I Don’t Feel Sorry For Car Salesmen

I almost typed salesemen. It’s a subtle difference. So I went to look at Dodge Neons at the Denny Hecker’s Dodge. Well, Neons or Hyundais or anything that would be a decent deal, but I had a pretty good idea what I wanted. Well. You know. If I’m not getting a Lotus Elise, what I would want. At first I was pretty happy with the sales guy because he was willing to walk me through the lot and show me cars, but unfortunately the cars were shitty. We finally got back to the front door, and I said that I was sorry that they didn’t have anything that I was interested in, so he said that he could look up anything in the Denny Hecker system. Anyways he came back and said that they could fix up the Neon on the lot to my requirements. It took forever for me to get a real number from the guy, price-wise, and when I did, it was at least 1500 over book. Amazing. I’m thinking of going back and making an offer three grand under book. When the salesman acts all hurt and says that he has to eat and feed his family, I would just reply with the deepest chagrin:
I’m a poor car salesman, and I can’t afford…” — except in the voice.
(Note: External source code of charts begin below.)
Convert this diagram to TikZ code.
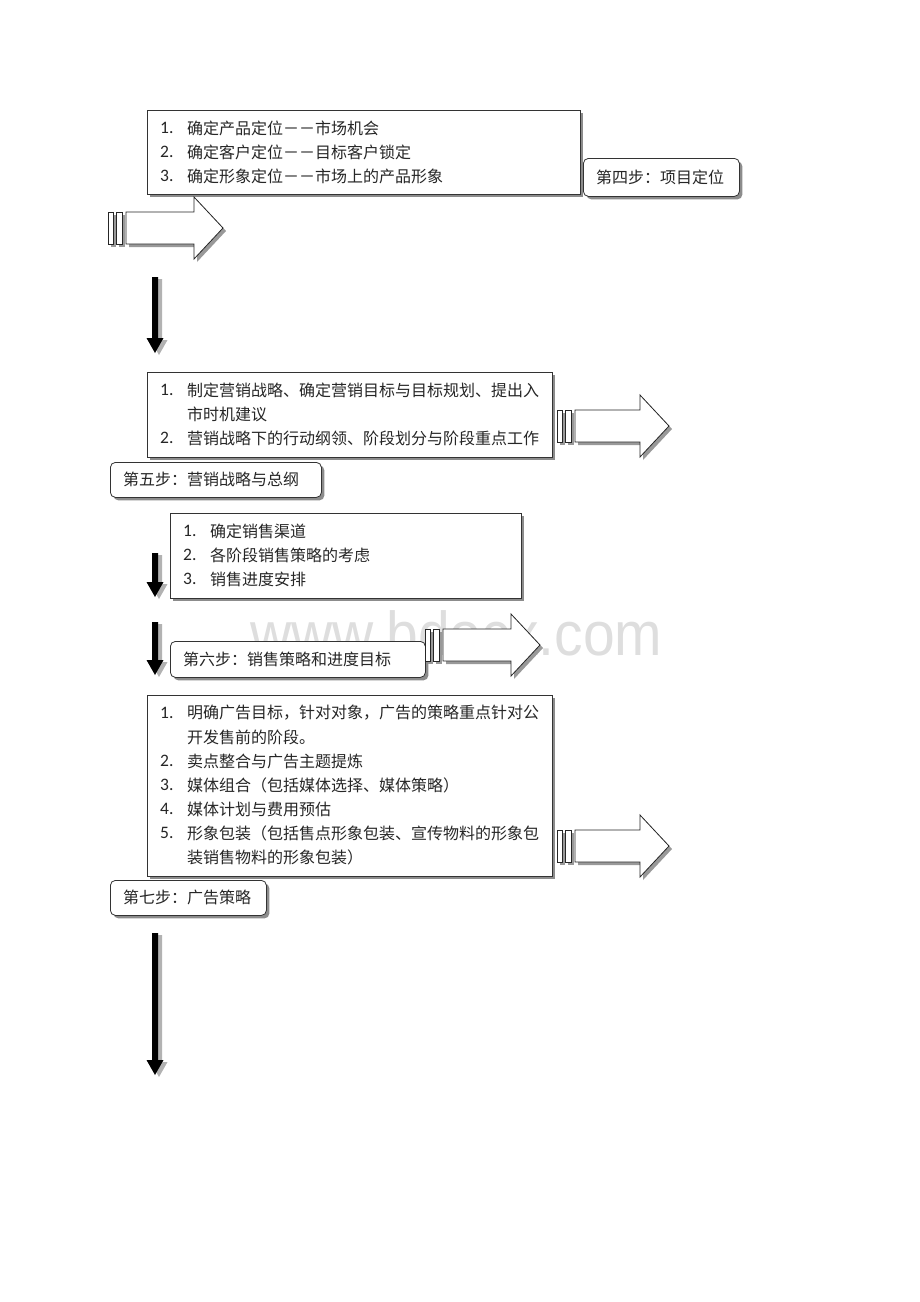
\documentclass[tikz,border=0pt]{standalone}
\usepackage{fontspec}
\setmainfont{Noto Sans CJK SC}
\newfontfamily\numfont{Carlito}
\newfontfamily\wmfont{Liberation Sans}
\usetikzlibrary{shadows}
% x0, centre y, total length
\newcommand\strarrow[3]{%
  \begin{scope}[shift={(#1,#2)}]
    \draw[arr] (0,-16) rectangle (5,16);
    \draw[arr] (8,-16) rectangle (14,16);
    \draw[arr] (18,-16) -- (#3-29,-16) -- (#3-29,-31) -- (#3,0) -- (#3-29,31) -- (#3-29,16) -- (18,16) -- cycle;
  \end{scope}}
\newcommand\dnarrow[2]{%
  \fill[darr] (152,#1) -- (158,#1) -- (158,#2-15) -- (163.5,#2-15) -- (155,#2) -- (146.5,#2-15) -- (152,#2-15) -- cycle;}
\begin{document}
\begin{tikzpicture}[x=1pt,y=-1pt,
  box/.style={draw=black!80, line width=0.8pt, fill=white,
    drop shadow={shadow xshift=3pt,shadow yshift=-3pt,fill=black!45,opacity=1},
    inner sep=0pt, anchor=north west},
  lab/.style={box, rounded corners=5pt},
  txt/.style={anchor=west, inner sep=0pt, text=black!85, font=\fontsize{16pt}{24pt}\selectfont},
  num/.style={txt, font=\fontsize{17.5pt}{24pt}\numfont},
  arr/.style={draw=black!85, line width=0.8pt, fill=white,
    drop shadow={shadow xshift=3pt,shadow yshift=-3pt,fill=black!40,opacity=1}},
  darr/.style={fill=black,
    drop shadow={shadow xshift=4pt,shadow yshift=-2pt,fill=black!30,opacity=1}},
]
\useasboundingbox (0,0) rectangle (920,1302);

% ---------- watermark (behind) ----------
\node[anchor=base west, inner sep=0pt, text=black!13, xscale=0.92,
  font=\fontsize{62pt}{62pt}\wmfont] (wm) at (250,655) {www.bdocx.com};

% ---------- step 4 ----------
\node[box, minimum width=433pt, minimum height=84pt] (b1) at (147,110) {};
\node[num] (n11) at (160,128) {1.};
\node[txt] (t11) at (187,128) {确定产品定位－－市场机会};
\node[num] (n12) at (160,152) {2.};
\node[txt] (t12) at (187,152) {确定客户定位－－目标客户锁定};
\node[num] (n13) at (160,176) {3.};
\node[txt] (t13) at (187,176) {确定形象定位－－市场上的产品形象};
\node[lab, minimum width=156pt, minimum height=38pt] (l4) at (583,158) {};
\node[txt] (l4t) at (596,177) {第四步：项目定位};
\strarrow{108}{228}{115}
\dnarrow{277}{353}

% ---------- step 5 ----------
\node[box, minimum width=405pt, minimum height=85pt] (b2) at (147,372) {};
\node[num] (n21) at (160,390) {1.};
\node[txt] (t21) at (187,390) {制定营销战略、确定营销目标与目标规划、提出入};
\node[txt] (t21b) at (187,414) {市时机建议};
\node[num] (n22) at (160,438) {2.};
\node[txt] (t22) at (187,438) {营销战略下的行动纲领、阶段划分与阶段重点工作};
\strarrow{557}{426}{112}
\node[lab, minimum width=211pt, minimum height=35pt] (l5) at (110,462) {};
\node[txt] (l5t) at (123,479.5) {第五步：营销战略与总纲};

% ---------- step 6 ----------
\node[box, minimum width=351pt, minimum height=85pt] (b3) at (170,513) {};
\node[num] (n31) at (183,531) {1.};
\node[txt] (t31) at (210,531) {确定销售渠道};
\node[num] (n32) at (183,555) {2.};
\node[txt] (t32) at (210,555) {各阶段销售策略的考虑};
\node[num] (n33) at (183,579) {3.};
\node[txt] (t33) at (210,579) {销售进度安排};
\dnarrow{553}{597}
\dnarrow{622}{675}
\node[lab, minimum width=255pt, minimum height=36pt] (l6) at (170,641) {};
\node[txt] (l6t) at (183,659) {第六步：销售策略和进度目标};
\strarrow{425}{645}{115}

% ---------- step 7 ----------
\node[box, minimum width=405pt, minimum height=181pt] (b4) at (147,695) {};
\node[num] (n41) at (160,713) {1.};
\node[txt] (t41) at (187,713) {明确广告目标，针对对象，广告的策略重点针对公};
\node[txt] (t41b) at (187,737) {开发售前的阶段。};
\node[num] (n42) at (160,761) {2.};
\node[txt] (t42) at (187,761) {卖点整合与广告主题提炼};
\node[num] (n43) at (160,785) {3.};
\node[txt] (t43) at (187,785) {媒体组合（包括媒体选择、媒体策略）};
\node[num] (n44) at (160,809) {4.};
\node[txt] (t44) at (187,809) {媒体计划与费用预估};
\node[num] (n45) at (160,833) {5.};
\node[txt] (t45) at (187,833) {形象包装（包括售点形象包装、宣传物料的形象包};
\node[txt] (t45b) at (187,857) {装销售物料的形象包装）};
\strarrow{557}{846}{112}
\node[lab, minimum width=156pt, minimum height=35pt] (l7) at (110,880) {};
\node[txt] (l7t) at (123,897.5) {第七步：广告策略};
\dnarrow{933}{1075}
\end{tikzpicture}
\end{document}
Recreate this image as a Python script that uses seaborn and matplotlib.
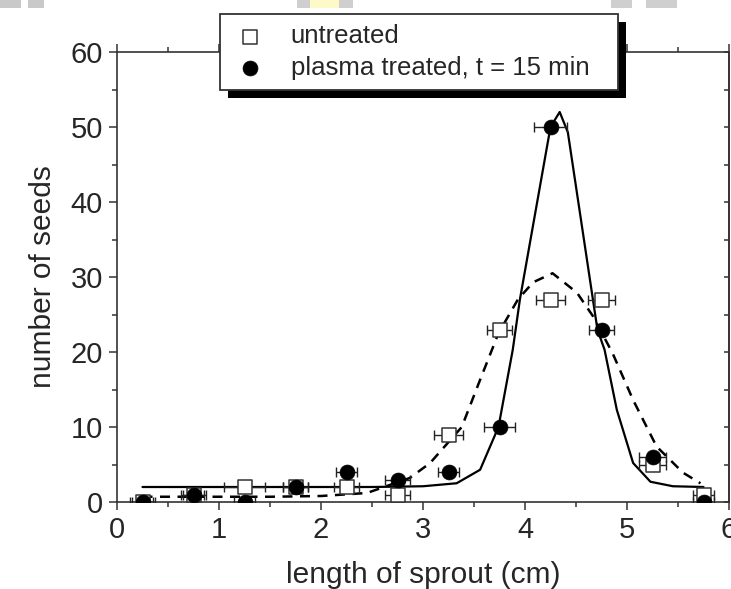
import matplotlib
matplotlib.use("Agg")
import matplotlib.pyplot as plt
from matplotlib.patches import Rectangle
from matplotlib.ticker import MultipleLocator
import seaborn as sns

# measured seed counts per sprout-length class
length = [0.25, 0.75, 1.25, 1.75, 2.25, 2.75, 3.25, 3.75, 4.25, 4.75, 5.25, 5.75]
untreated = [0, 1, 2, 2, 2, 1, 9, 23, 27, 27, 5, 1]
untreated_err = [0.12, 0.12, 0.2, 0.12, 0.12, 0.12, 0.14, 0.12, 0.14, 0.13, 0.13, 0.1]
treated = [0, 1, 0, 2, 4, 3, 4, 10, 50, 23, 6, 0]
treated_err = [0.1, 0.1, 0.1, 0.12, 0.1, 0.12, 0.1, 0.15, 0.16, 0.12, 0.13, 0.1]

# fit curves
fit_treated_x = [0.25, 2.5, 3.0, 3.33, 3.56, 3.74, 3.88, 3.95, 4.25, 4.34, 4.42,
                 4.71, 4.78, 4.90, 5.06, 5.23, 5.45, 5.75]
fit_treated_y = [2.0, 2.0, 2.1, 2.5, 4.3, 10, 20.3, 27, 50, 52, 49.3,
                 23, 20.3, 12.3, 5.2, 2.7, 2.1, 2.0]
fit_untreated_x = [0.25, 1.0, 1.5, 2.0, 2.45, 2.87, 3.07, 3.38, 3.56, 3.74, 3.93,
                   4.08, 4.27, 4.51, 4.67, 4.86, 5.06, 5.29, 5.55, 5.72]
fit_untreated_y = [0.7, 0.7, 0.7, 0.8, 1.2, 3.2, 5.2, 10, 16.3, 22.5, 27,
                   29.3, 30.5, 27.9, 24.7, 19.8, 13.6, 7.4, 3.9, 2.5]

sns.set_theme(style="ticks")
plt.rcParams['font.family'] = ['Liberation Sans', 'DejaVu Sans']

fig = plt.figure(figsize=(7.31, 5.89), dpi=100)
ax = fig.add_axes([117 / 731, 87 / 589, 612 / 731, 450 / 589])

# fits
sns.lineplot(x=fit_untreated_x, y=fit_untreated_y, ax=ax, color='black', lw=1.8,
             linestyle=(0, (4, 3)), sort=False, estimator=None, zorder=2)
sns.lineplot(x=fit_treated_x, y=fit_treated_y, ax=ax, color='black', lw=1.6,
             sort=False, estimator=None, zorder=2)

# horizontal error bars
ax.errorbar(length, untreated, xerr=untreated_err, fmt='none', ecolor='#222222',
            elinewidth=1, capsize=3.5, capthick=1, zorder=3)
ax.errorbar(length, treated, xerr=treated_err, fmt='none', ecolor='#222222',
            elinewidth=1, capsize=3.5, capthick=1, zorder=3)

# data points
sns.scatterplot(x=length, y=untreated, ax=ax, marker='s', s=90, color='white',
                edgecolor='#333333', linewidth=1.1, label='untreated', zorder=4)
sns.scatterplot(x=length, y=treated, ax=ax, marker='o', s=115, color='black',
                edgecolor='black', linewidth=0.5, label='plasma treated, t = 15 min', zorder=5)

ax.set_xlim(0, 6)
ax.set_ylim(0, 60)
ax.xaxis.set_major_locator(MultipleLocator(1))
ax.xaxis.set_minor_locator(MultipleLocator(0.5))
ax.yaxis.set_major_locator(MultipleLocator(10))
ax.yaxis.set_minor_locator(MultipleLocator(5))

for sp in ax.spines.values():
    sp.set_color('#333333')
    sp.set_linewidth(1.2)

ax.tick_params(axis='both', which='major', direction='out', length=6, width=1.1,
               color='#333333', labelsize=21, pad=4)
ax.tick_params(axis='both', which='minor', direction='out', length=3.5, width=1.1,
               color='#333333')
ax.tick_params(axis='x', which='both', top=True)
ax.tick_params(axis='y', which='both', right=False)

# right axis: inward ticks, no labels
sec = ax.secondary_yaxis('right')
sec.yaxis.set_major_locator(MultipleLocator(10))
sec.yaxis.set_minor_locator(MultipleLocator(5))
sec.tick_params(which='both', direction='in', length=3.5, width=1.1, color='#333333',
                labelright=False)
sec.spines['right'].set_color('#333333')
sec.spines['right'].set_linewidth(1.2)

ax.set_xlabel('length of sprout (cm)', fontsize=21.5, labelpad=12)
ax.set_ylabel('number of seeds', fontsize=21.5, labelpad=10)

ax.get_legend().remove()
handles, labels = ax.get_legend_handles_labels()
leg = fig.legend(handles, labels, loc='upper left', mode='expand',
                 bbox_to_anchor=(220 / 731, 1 - 88 / 589, 398 / 731, 74 / 589),
                 bbox_transform=fig.transFigure,
                 fontsize=18.5, frameon=True, fancybox=False, framealpha=1,
                 edgecolor='#333333', borderpad=0.4, labelspacing=0.3,
                 handlelength=1.5, handletextpad=0.85, borderaxespad=0)
leg.get_frame().set_linewidth(1.3)
leg.set_zorder(6)

# solid black drop shadow behind the legend
fig.canvas.draw()
bb = leg.get_frame().get_window_extent()
inv = fig.transFigure.inverted()
(x0, y0), (x1, y1) = inv.transform([(bb.x0 + 8, bb.y0 - 8), (bb.x1 + 8, bb.y1 - 8)])
fig.patches.append(Rectangle((x0, y0), x1 - x0, y1 - y0, transform=fig.transFigure,
                             facecolor='black', edgecolor='none', zorder=5))

# grey/yellow scraps along the top edge of the scan
for px, w, c in [(0, 21, '#c9c9c9'), (28, 16, '#c9c9c9'), (297, 13, '#cfcfcf'),
                 (310, 29, '#fdfac8'), (339, 14, '#cfcfcf'), (611, 21, '#cfcfcf'),
                 (646, 31, '#cfcfcf')]:
    fig.patches.append(Rectangle((px / 731, 1 - 8 / 589), w / 731, 8 / 589,
                                 transform=fig.transFigure, facecolor=c,
                                 edgecolor='none', zorder=0))

fig.savefig('out.png', dpi=100)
10 Responses to “I Don’t Feel Sorry For Car Salesmen ”

  1. So, did you buy it? I’m putting my Neon on the market next week, if you are interested. I’ll probably be asking around $3500.

  2. Year and mileage?

  3. 2000, I’m not exactly sure about the milage, but it is around 67,000, I can check when I get home. 5 speed, 4 disc CD changer AND a tape player.

  4. No, I sure didn’t. Did you smoke in your Neon? I have to get back to you about the wedding stuff, too.

  5. I did smoke in the Neon. And it kinda smells like it, honestly.

    Think about it. I need it this weekend, so you have lots of time. Maybe I’ll see what I can do about the smoke.

    I won’t feel bad if you turn me down. Buying stuff from people you know doesn’t always sit well with people.

  6. Since you are family of Micah, i will tell you now, don’t every buy a neon. They fall apart. spending slightly more on a Toyota or a Honda will be a better investment in the long run. Really, really. (To the Neon owner: sorry not trying to flamen your car, but its what i have seen first hand.)

    Sadly, you get what you pay for. =)

  7. Wait, uh, did you own a Neon or have you just heard about them? After 2000 they changed the build quality. I’m just not sure how much.

  8. Honestly, since I’m not holding my breath on Jesse buying my car, I would never buy a Neon again either. It has nothing to do with them falling apart though. They just don’t have a great crash test rating, but neither do most small cars. And they are totally nerdy.

    With that said, my car has never had a problem, aside from an accident. Not one. It had a large accident within the first month of me buying it and the whole engine was rebuilt with new parts. Aside from that and a second problem with water getting in through the floor (due to the accident) it has never been in the shop. It is an awesome cheap car. It gets great gas mileage. It is not falling apart and I believe it will not fall apart.

  9. A Neon is a POS.
    I will give you $100 right now.
    A Neon is of such quality, that if you fart in it, your A/C goes bad.
    Have you farted in your Neon?
    Thank u!

  10. R Lopez (Robot Lopez? Have you been reading Azimov?), I will take your $100, thank you. What a great guy, offering me $100 just for being me!

    As to whether or not you buy Kassie’s Neon, you’ll have to bargain with her.

    I’m sure that she hasn’t farted in her Neon, since girls don’t fart.